The Author's Wing of the Mandarin Oriental Hotel, Bangkok
The Author's Wing of the Mandarin Oriental Hotel, Bangkok

Mandarin Oriental, Bangkok

hotelhistorylandmarkarchitectureBangkok
4 min read

Six people once bought this hotel for fifteen hundred dollars. That was in 1945, at the end of World War II, when the building on the Chao Phraya River was badly run down from wartime use. Each partner contributed US$250 to acquire what would become one of the most celebrated hotels in the world. The group included Germaine Krull, a German-born photographer known for her avant-garde work in 1920s Paris; Jim Thompson, an American OSS operative who would later build Thailand's silk industry before his mysterious disappearance in Malaysia; and Prince Bhanu, Thai royalty. From this unlikely consortium, the hotel that had opened as The Oriental in 1876 -- Thailand's first -- began its second life.

When Siam Opened Its Doors

The hotel's origins trace to the aftermath of the Bowring Treaty, which opened Siam to foreign trade in the mid-19th century. Ships began arriving in Bangkok, and their crews needed a place to stay. An American named Captain Dyers and his partner J.E. Barnes opened the first Oriental Hotel to meet that demand, but it burned down in 1865. A partnership of Danish sea captains replaced it, and the board later settled on 1876 -- the year the River Wing opened -- as the hotel's official founding date. In 1881, a 29-year-old Danish businessman named Hans Niels Andersen purchased the property. Encouraged by Prince Prisdang Jumsai, Andersen partnered with Peter Andersen and Frederick Kinch to build something Siam had never seen: a luxury hotel. Italian architects Cardu and Rossi designed a building with 40 rooms and features that, outside a royal palace, were unknown in the country -- a second floor, carpeted hallways, a billiard room, and a bar seating 50. The owners even lured the chef and butler from the French Consulate to ensure the kitchen met European standards.

Royalty at the Table

The hotel's first grand event was a banquet on 24 May 1888, celebrating the Golden Jubilee of Queen Victoria. That occasion put the Oriental on the map for visiting dignitaries, but the decisive endorsement came in December 1890, when King Chulalongkorn personally inspected the premises. Satisfied that the hotel met the standard required for royal guests, the king gave his approval. The payoff arrived in April 1891, when the entourage of Crown Prince Nicholas of Russia -- the future Tsar Nicholas II -- stayed at the hotel. A procession of writers, diplomats, and heads of state would follow across the decades. The hotel cultivated these connections carefully, eventually naming suites after its most famous literary guests and creating an Authors' Wing that remains one of its signature features. The 19th-century building that houses it is the oldest surviving structure in the hotel complex.

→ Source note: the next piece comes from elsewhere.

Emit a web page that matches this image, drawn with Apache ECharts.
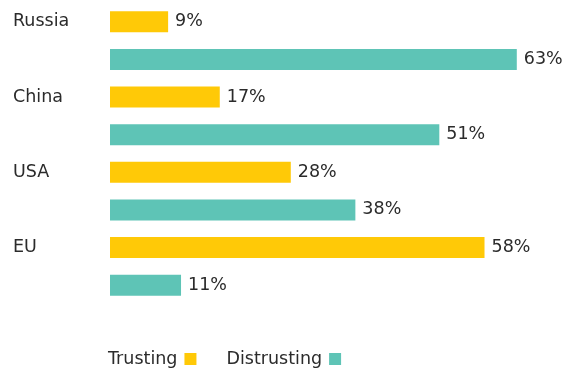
<!DOCTYPE html>
<html>
<head>
<meta charset="utf-8">
<script src="https://cdn.jsdelivr.net/npm/echarts@6/dist/echarts.min.js"></script>
<style>
  html, body { margin: 0; padding: 0; background: #fff; }
  #chart { width: 570px; height: 370px; }
</style>
</head>
<body>
<div id="chart"></div>
<script>
// Share of respondents trusting / distrusting each power
const countries = ['Russia', 'China', 'USA', 'EU'];
const trusting = [9, 17, 28, 58];
const distrusting = [63, 51, 38, 11];

const FONT = '"DejaVu Sans", sans-serif';
const TEXT = '#2b2b2b';
const SIZE = 17.5;
const ROW = 37.6;   // distance between the two bars of one country

const chart = echarts.init(document.getElementById('chart'));

const labelStyle = {
  show: true,
  position: 'right',
  distance: 7,
  formatter: p => p.value + '%',
  color: TEXT,
  fontFamily: FONT,
  fontSize: SIZE
};

chart.setOption({
  animation: false,
  grid: { left: 110, right: 8, top: 3, height: 301 },
  xAxis: {
    type: 'value',
    min: 0,
    max: 70,
    show: false
  },
  yAxis: {
    type: 'category',
    inverse: true,
    data: countries,
    axisLine: { show: false },
    axisTick: { show: false },
    axisLabel: {
      align: 'left',
      margin: 97,
      color: TEXT,
      fontFamily: FONT,
      fontSize: SIZE,
      lineHeight: ROW,
      // second (blank) line lifts the name onto the row of the first bar
      formatter: v => v + '\n '
    }
  },
  legend: {
    left: 103,
    top: 345,
    align: 'right',
    itemWidth: 12,
    itemHeight: 12,
    itemGap: 30,
    icon: 'rect',
    textStyle: { color: TEXT, fontFamily: FONT, fontSize: SIZE, padding: [0, 2, 0, 0] },
    data: ['Trusting', 'Distrusting']
  },
  series: [
    {
      name: 'Trusting',
      type: 'bar',
      data: trusting,
      barWidth: 21,
      barGap: '79%',
      itemStyle: { color: '#FFC907' },
      label: labelStyle
    },
    {
      name: 'Distrusting',
      type: 'bar',
      data: distrusting,
      barWidth: 21,
      barGap: '79%',
      itemStyle: { color: '#5EC4B6' },
      label: labelStyle
    }
  ]
});
</script>
</body>
</html>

The Photographer Who Became a Hotelier

Germaine Krull had no hotel experience when she took over as manager in 1947. What she had was resourcefulness honed by an extraordinary life -- born in Germany in 1897, she became a celebrated photographer in Paris, then served as a war correspondent for Agence France-Presse in the Pacific. When the six-person partnership acquired the war-damaged Oriental, Krull volunteered to run it. She turned out to be a natural. Under her management, the hotel regained its reputation as Bangkok's premier accommodation. Jim Thompson contributed his architectural and artistic sensibilities to the restoration before departing the partnership over disagreements about a planned new wing. To compete with popular local nightspots, including a bar called Chez Eve, Krull established the Bamboo Bar, which became one of Bangkok's most storied drinking establishments. In 1958, the ten-story Garden Wing opened with the city's first elevator and a French restaurant, Le Normandie, that would earn its own decades of acclaim.

Two Flagships, One Name

The hotel's modern corporate identity formed through a merger of legacies. In 1974, the Mandarin Hotel in Hong Kong acquired a 49 percent interest in The Oriental, Bangkok, creating the unusual situation of a hotel group with two flagship properties. For years, both operated under their own names. In 1985, the company rationalized by uniting them as Mandarin Oriental Hotel Group. The Bangkok property formally became Mandarin Oriental, Bangkok in September 2008, retiring the name that had identified it for over 130 years. The awards continued to accumulate: ranked the best hotel in the world by the Telegraph in 2024, rated second globally by Hotels Digest in early 2026, and a perennial fixture on Conde Nast and Travel + Leisure best-of lists. The hotel sits today where it has always been, on the east bank of the Chao Phraya, its original 1887 structure still standing -- a place where a $250 investment once bought a share of what became a legend.

From the Air

Located at 13.72N, 100.51E on the east bank of the Chao Phraya River in Bangkok's Bang Rak District. The hotel complex is visible along the riverbank, with the historic Authors' Wing distinguishable among newer towers. Best viewed at 1,500-2,500 feet following the river. Nearest airports: Don Mueang (VTBD) approximately 16 nm north, Suvarnabhumi (VTBS) approximately 18 nm east-southeast.